Simple answer: Yes, it will usually be managed by the operating system or threading library.
The threading subsystem in the operating system will assign threads to processors on a priority basis (your option 1). In other words, when a thread has finished executing for its time allocation or blocks, the scheduler looks for the next highest priority thread and assigns that to the CPU. The details vary from operating system to operating system.
That said, options 2 (managed by programming language) and 3 (explicitly) exist. For example, the Tasks library and async/await in recent versions of .Net give the developer a much easier way to write parallelizable (i.e. that can run concurrently with itself) code. Functional programming languages are innately parallelizable and some runtimes will run different parts of the program in parallel if possible.
As for option 3 (explicitly), Windows allows you to set the thread affinity (specifying which processors a thread can run on). However, this is usually unnecessary in all but the fastest, response-time critical systems. Effective thread to processor allocation is highly hardware dependent and is very sensitive to other applications running concurrently.

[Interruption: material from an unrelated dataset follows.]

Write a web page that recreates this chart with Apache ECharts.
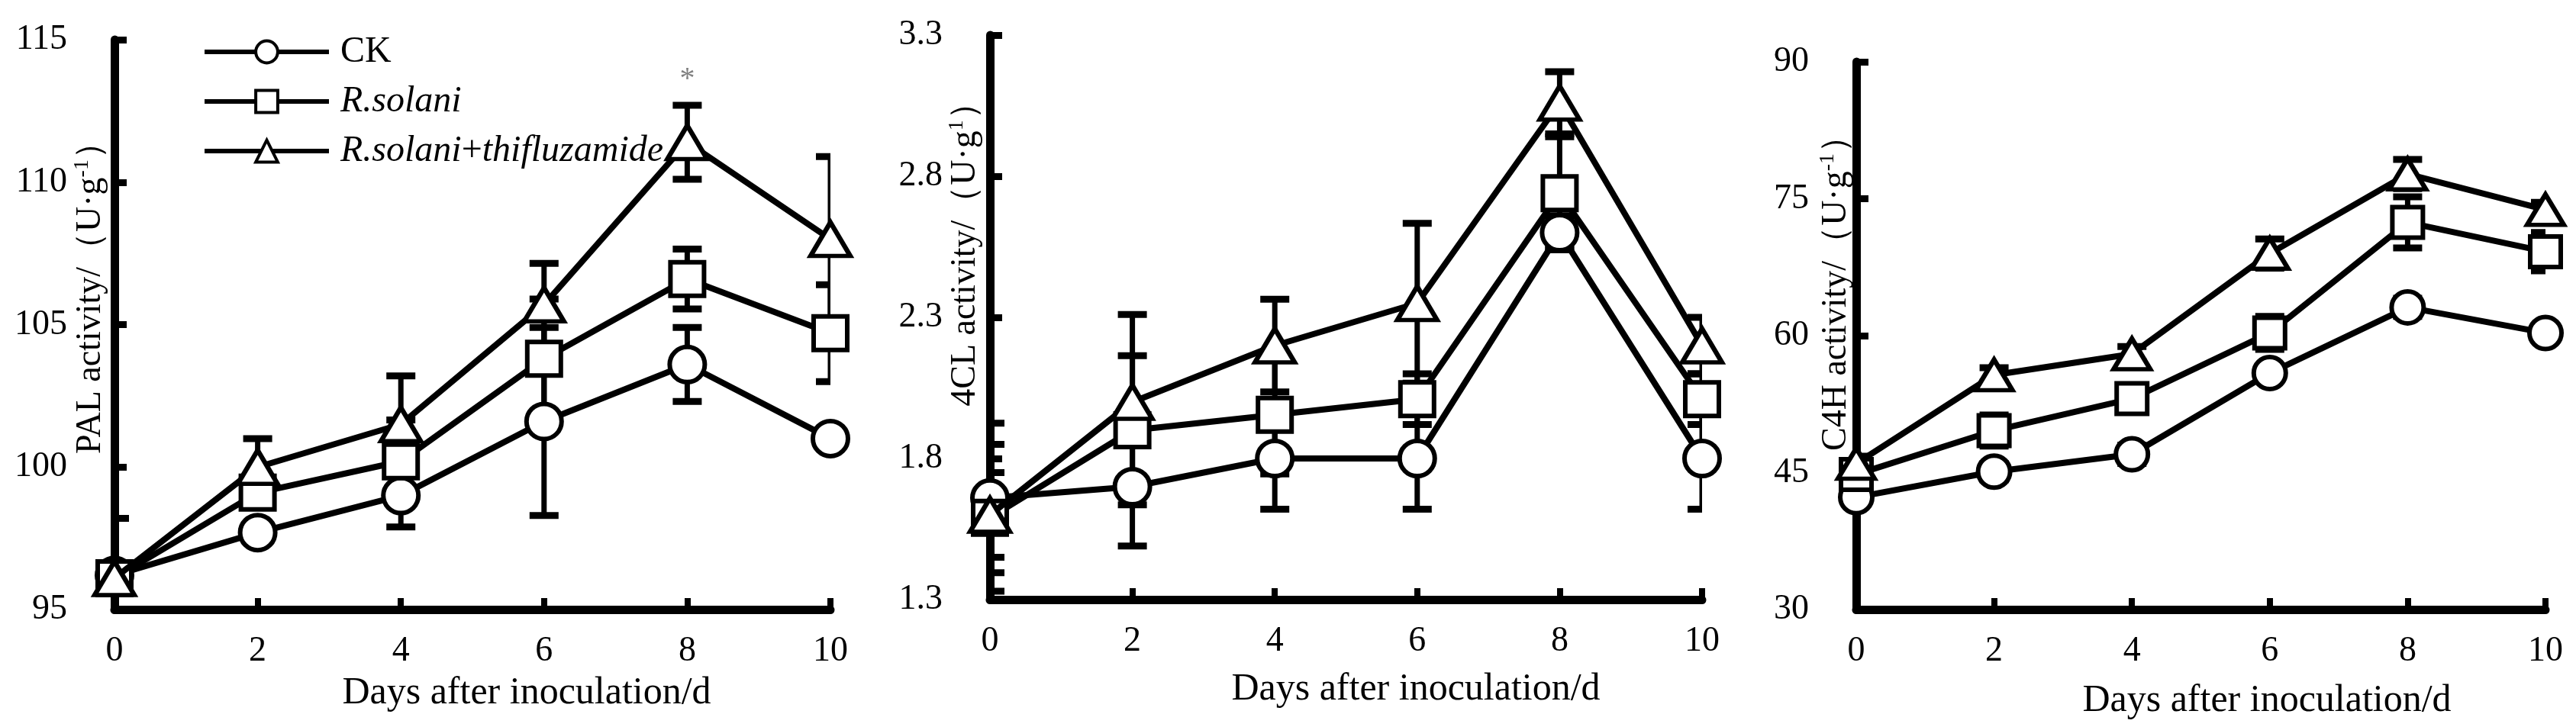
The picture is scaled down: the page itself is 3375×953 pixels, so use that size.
<!DOCTYPE html>
<html>
<head>
<meta charset="utf-8">
<script src="https://cdn.jsdelivr.net/npm/echarts@6/dist/echarts.min.js"></script>
<style>
html,body{margin:0;padding:0;background:#fff;}
#chart{width:3375px;height:953px;}
</style>
</head>
<body>
<div id="chart"></div>
<script>
// ---------- data ----------
const days = [0, 2, 4, 6, 8, 10];
const seriesNames = ['CK', 'R.solani', 'R.solani+thifluzamide'];

const palTicks = [95, 100, 105, 110, 115];
const palCK = [96.2, 97.7, 99.0, 101.6, 103.6, 101.0];
const palRS = [96.1, 99.1, 100.2, 103.8, 106.6, 104.7];
const palRT = [96.1, 100.0, 101.5, 105.7, 111.4, 108.0];
const palCKErr = [2.0, 0.3, 1.1, 3.3, 1.3, 0.3];
const palRSErr = [0.3, 0.3, 1.45, 2.1, 1.05, 1.7];
const palRTErr = [0.3, 1.0, 1.7, 1.45, 1.3, 2.9];
const palStar = [8, 113.6];

const clTicks = [1.3, 1.8, 2.3, 2.8, 3.3];
const clCK = [1.66, 1.70, 1.80, 1.80, 2.60, 1.80];
const clRS = [1.59, 1.90, 1.955, 2.01, 2.74, 2.01];
const clRT = [1.60, 2.00, 2.20, 2.35, 3.06, 2.20];
const clCKErr = [0.265, 0.21, 0.18, 0.18, 0.06, 0.18];
const clRSErr = [0.26, 0.264, 0.21, 0.09, 0.20, 0.09];
const clRTErr = [0.15, 0.31, 0.164, 0.283, 0.11, 0.10];

const c4Ticks = [30, 45, 60, 75, 90];
const c4CK = [42.3, 45.1, 47.0, 55.9, 63.1, 60.3];
const c4RS = [44.8, 49.6, 53.1, 60.3, 72.4, 69.2];
const c4RT = [46.0, 55.7, 58.0, 69.0, 77.7, 73.8];
const c4CKErr = [0.8, 0.9, 1.0, 0.8, 1.0, 0.6];
const c4RSErr = [0.8, 1.7, 0.8, 1.8, 2.8, 2.1];
const c4RTErr = [0.8, 0.8, 0.8, 1.6, 1.6, 0.8];

const yTitles = ['PAL activity/（U·g', '4CL activity/（U·g', 'C4H activity/（U·g'];
const ySups = ['-1', '1', '-1'];
const xTitle = 'Days after inoculation/d';

// ---------- style ----------
const FONT = "'Liberation Serif','Times New Roman',serif";
const grids = [
  {left: 150, top: 52, width: 938, height: 747},
  {left: 1297, top: 46, width: 933, height: 740},
  {left: 2432, top: 81, width: 903, height: 718}
];
const symSizes = [46, 46, 42];

function pair(vals) { return days.map((d, i) => [d, vals[i]]); }
function triple(vals, errs) { return days.map((d, i) => [d, vals[i], errs[i]]); }

function xAxisCfg(gi) {
  return {
    type: 'value', gridIndex: gi, min: days[0], max: days[days.length - 1], interval: days[1] - days[0],
    axisLine: {show: true, lineStyle: {color: '#000', width: 11}},
    axisTick: {show: true, inside: true, length: 15, lineStyle: {color: '#000', width: 8}},
    axisLabel: {show: true, margin: 32, color: '#000', fontSize: 46, fontFamily: FONT},
    splitLine: {show: false}
  };
}
function yAxisCfg(gi, ticks, digits) {
  const step = Math.round((ticks[1] - ticks[0]) * 1000) / 1000;
  return {
    type: 'value', gridIndex: gi, min: ticks[0], max: ticks[ticks.length - 1], interval: step,
    axisLine: {show: true, lineStyle: {color: '#000', width: 11}},
    axisTick: {show: true, inside: true, length: 16, lineStyle: {color: '#000', width: 9}},
    axisLabel: {show: true, margin: 62, color: '#000', fontSize: 46, fontFamily: FONT,
      formatter: v => Number(v).toFixed(digits)},
    splitLine: {show: false}
  };
}

const symbols = ['circle', 'rect', 'triangle'];
function lineSeries(gi, idx, vals) {
  const s = symSizes[gi];
  let size = s;
  if (symbols[idx] === 'rect') size = s - 2;
  if (symbols[idx] === 'triangle') size = [s + 6, s - 2];
  return {
    type: 'line', name: seriesNames[idx], xAxisIndex: gi, yAxisIndex: gi,
    data: pair(vals), symbol: symbols[idx], symbolSize: size, showAllSymbol: true,
    lineStyle: {color: '#000', width: 8},
    itemStyle: {color: '#fff', borderColor: '#000', borderWidth: 6},
    z: 3 + idx, animation: false, emphasis: {disabled: true}
  };
}

function errRender(params, api) {
  const x = api.value(0), y = api.value(1), e = api.value(2);
  const hi = api.coord([x, y + e]);
  const lo = api.coord([x, y - e]);
  const w = 19;
  const st = {stroke: '#000', lineWidth: 7};
  const cs = {stroke: '#000', lineWidth: 9};
  return {
    type: 'group',
    children: [
      {type: 'line', shape: {x1: hi[0], y1: hi[1], x2: lo[0], y2: lo[1]}, style: st},
      {type: 'line', shape: {x1: hi[0] - w, y1: hi[1], x2: hi[0] + w, y2: hi[1]}, style: cs},
      {type: 'line', shape: {x1: lo[0] - w, y1: lo[1], x2: lo[0] + w, y2: lo[1]}, style: cs}
    ]
  };
}
function errSeries(gi, sets) {
  let data = [];
  sets.forEach(([v, e]) => { data = data.concat(triple(v, e)); });
  return {
    type: 'custom', name: 'err' + gi, xAxisIndex: gi, yAxisIndex: gi,
    data: data, renderItem: errRender, clip: true, z: 1, animation: false,
    encode: {x: 0, y: 1}, silent: true
  };
}

const series = [
  errSeries(0, [[palCK, palCKErr], [palRS, palRSErr], [palRT, palRTErr]]),
  lineSeries(0, 0, palCK), lineSeries(0, 1, palRS), lineSeries(0, 2, palRT),
  errSeries(1, [[clCK, clCKErr], [clRS, clRSErr], [clRT, clRTErr]]),
  lineSeries(1, 0, clCK), lineSeries(1, 1, clRS), lineSeries(1, 2, clRT),
  errSeries(2, [[c4CK, c4CKErr], [c4RS, c4RSErr], [c4RT, c4RTErr]]),
  lineSeries(2, 0, c4CK), lineSeries(2, 1, c4RS), lineSeries(2, 2, c4RT),
  {
    type: 'custom', name: 'star', xAxisIndex: 0, yAxisIndex: 0, data: [palStar], z: 10,
    animation: false, silent: true, encode: {x: 0, y: 1},
    renderItem: function (params, api) {
      const p = api.coord([api.value(0), api.value(1)]);
      return {type: 'text', x: p[0], y: p[1],
        style: {text: '*', fill: '#808080', font: '40px ' + FONT, textAlign: 'center', textVerticalAlign: 'middle'}};
    }
  }
];

const yTitlePos = [[119, 379], [1265, 322], [2406, 373]];
const xTitlePos = [[690, 909], [1855, 904], [2970, 919]];
const graphics = [];
yTitles.forEach((t, i) => {
  graphics.push({
    type: 'text', x: yTitlePos[i][0], y: yTitlePos[i][1], rotation: Math.PI / 2, silent: true,
    style: {
      text: '{n|' + t + '}{s|' + ySups[i] + '}{n|）}',
      textAlign: 'center', textVerticalAlign: 'middle',
      rich: {
        n: {fontSize: 46, fontFamily: FONT, fill: '#000', lineHeight: 50},
        s: {fontSize: 28, fontFamily: FONT, fill: '#000', verticalAlign: 'top', lineHeight: 50, padding: [0, 0, 16, 0]}
      }
    }
  });
});
xTitlePos.forEach(p => {
  graphics.push({
    type: 'text', x: p[0], y: p[1], silent: true,
    style: {text: xTitle, font: '50px ' + FONT, fill: '#000', textAlign: 'center', textVerticalAlign: 'middle'}
  });
});

const option = {
  backgroundColor: '#fff',
  animation: false,
  grid: grids.map(g => Object.assign({containLabel: false}, g)),
  xAxis: [xAxisCfg(0), xAxisCfg(1), xAxisCfg(2)],
  yAxis: [yAxisCfg(0, palTicks, 0), yAxisCfg(1, clTicks, 1), yAxisCfg(2, c4Ticks, 0)],
  legend: {
    data: seriesNames, orient: 'vertical', left: 260, top: 39,
    itemWidth: 163, itemHeight: 36, itemGap: 17, selectedMode: false,
    lineStyle: {color: '#000', width: 6},
    itemStyle: {color: '#fff', borderColor: '#000', borderWidth: 4},
    textStyle: {fontSize: 48, fontFamily: FONT, color: '#000', padding: [0, 0, 0, 10],
      rich: {
        n: {fontSize: 48, fontFamily: FONT, color: '#000', lineHeight: 48},
        i: {fontSize: 48, fontFamily: FONT, color: '#000', fontStyle: 'italic', lineHeight: 48}
      }
    },
    formatter: function (name) {
      if (name === 'CK') return '{n|CK}';
      const parts = name.split('+');
      return parts.map(p => '{i|' + p + '}').join('{n|+}');
    }
  },
  graphic: graphics,
  series: series
};

const chart = echarts.init(document.getElementById('chart'), null, {renderer: 'canvas'});
chart.setOption(option);
</script>
</body>
</html>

If you want to experiment, create a long running, CPU intensive task like generating a list of prime numbers or creating a Mandelbrot set. Now create two threads in your favorite library and run both threads on a multi-processor machine (in other words, just about anything released in the last few years). Both tasks should complete in roughly the same time because they are run in parallel.
Best Answer
A process will have one thread, unless you tell it otherwise. Two processes then have two threads total. Each core on a processor can run one thread at a time. So, if you have a processor with 2 cores (or 2 processors with 1 core each):
If you have one process with one thread, it will only ever run on one of the cores at a time (note that it can switch between cores, but will never use both at the same time).
If you have two processes with one thread each, they can (but might not) both run at the same time (on different cores and/or different processors).
If you have one process with two threads, both threads can (but might not) run at the same time (on different cores and/or different processors).